Varved and high-resolution lacustrine sequences as records of climate change, anthropogenic impact and extreme events
Professor Pierre Francus1, Dr Celia Martin-Puertas2
1Centre Eau Terre Environnement, Institut national de la recherche scientifique, Quebec City, Canada, 2Department of Geography, Royal Holloway University of London, United Kingdom
Lakes are natural sediment traps within the human habitat and continuously record climate change, environmental evolution and human impact. Varved and high-resolution lake sediment records provide suitable records of short-term extreme events (e.g., floods, storms, earthquakes), seasonal to multi-annual extremes (e.g., dry periods, cold winters, heat waves) and abrupt climate changes.

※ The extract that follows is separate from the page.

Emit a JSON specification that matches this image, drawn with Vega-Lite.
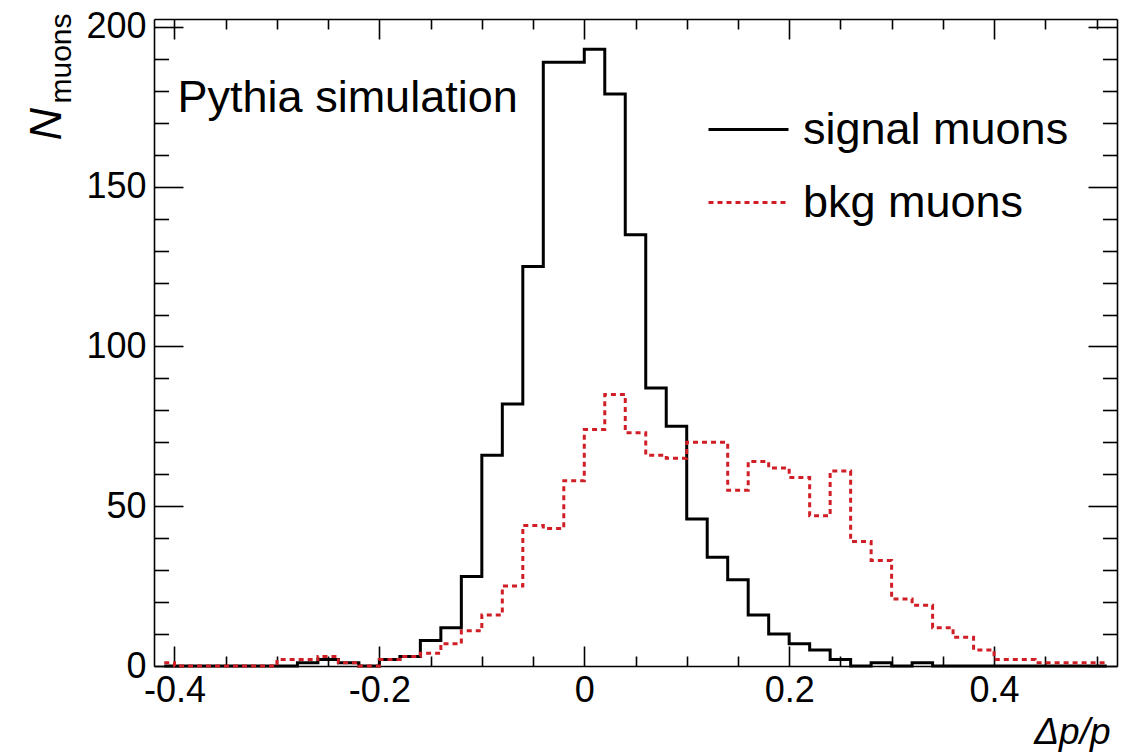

This session appeals to a multidisciplinary audience of sedimentologists, paleolimnologists, and limnogeologists studying varves and high temporal resolution records at all time scales and from all environments. We welcome reconstructions related to climatic conditions, runoff, flooding, catchment erosion, sediment transfer, solar forcing, as well as other suitable topics like environmental monitoring. Moreover, this session invites reports about latest developments in the interpretation of varved records, as well as improvements of geochronological methods and documentation of new analytical techniques. This session is a contribution to the PAGES "Varve Working Group".